Gov. Bev Perdue today called on leaders in the North Carolina House to abandon an effort to deny access for tens of thousands of children to quality early childhood education programs.
On Wednesday--the same day Gov. Perdue announced 2,000 new slots across the state for at-risk 4-year-olds in the state's nationally recognized NC Pre-K program--a draft report by a House select committee surfaced that would deny access for tens of thousands of 4-year-olds currently eligible for NC Pre-K.
"A mountain of research confirms that dollars invested in early childhood education pay enormous dividends," Gov. Perdue said. "We should be working to provide more access to at-risk 4-year-olds, not looking for ways to exclude the children of working families from this valuable program."
Under current guidelines, a child from a family of four with an income of $50,975 is eligible for NC Pre-K. Under the draft recommendations by the House Select Committee on Early Childhood Education Improvement, that threshold would be lowered to $22,350.
Gov. Perdue has advocated expanding early childhood education as the General Assembly's budget has cut funding and reduced the number of slots available.
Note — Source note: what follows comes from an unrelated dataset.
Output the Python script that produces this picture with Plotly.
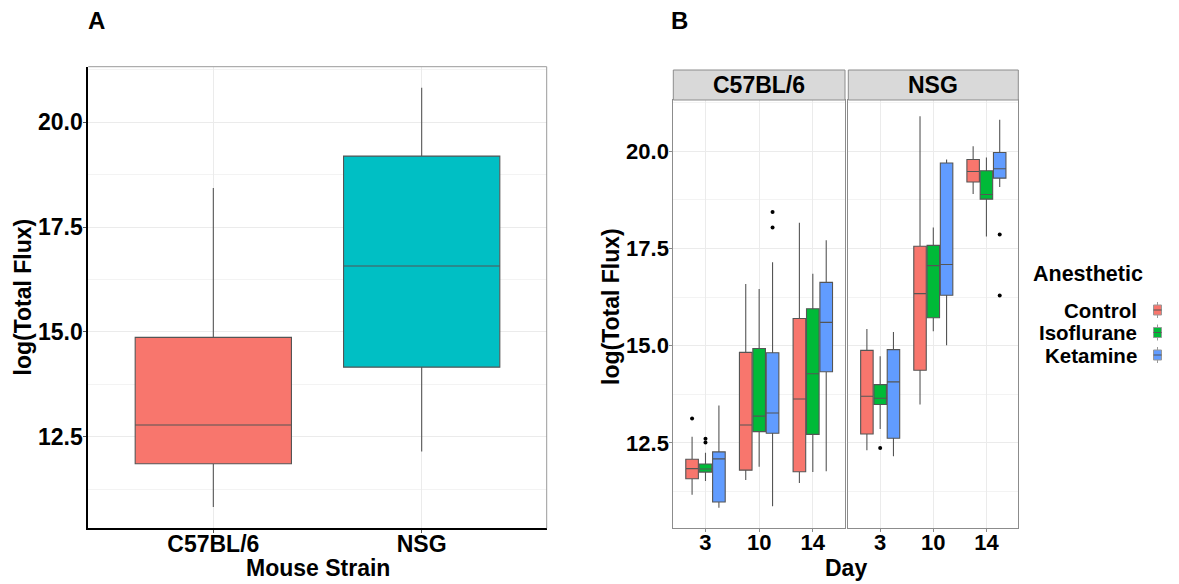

In July, Superior Court Judge Howard Manning issued an order in which he said that "[t]he State of North Carolina shall not deny any eligible at-risk four year old admission to the North Carolina Pre-Kindergarten Program." The Judge also directed the state to "provide the quality services of the NCPK to any eligible four year old that applies."
The House's draft recommendations would alter the definition of "at risk" to exclude approximately a third of the current eligible population from NC Pre-K.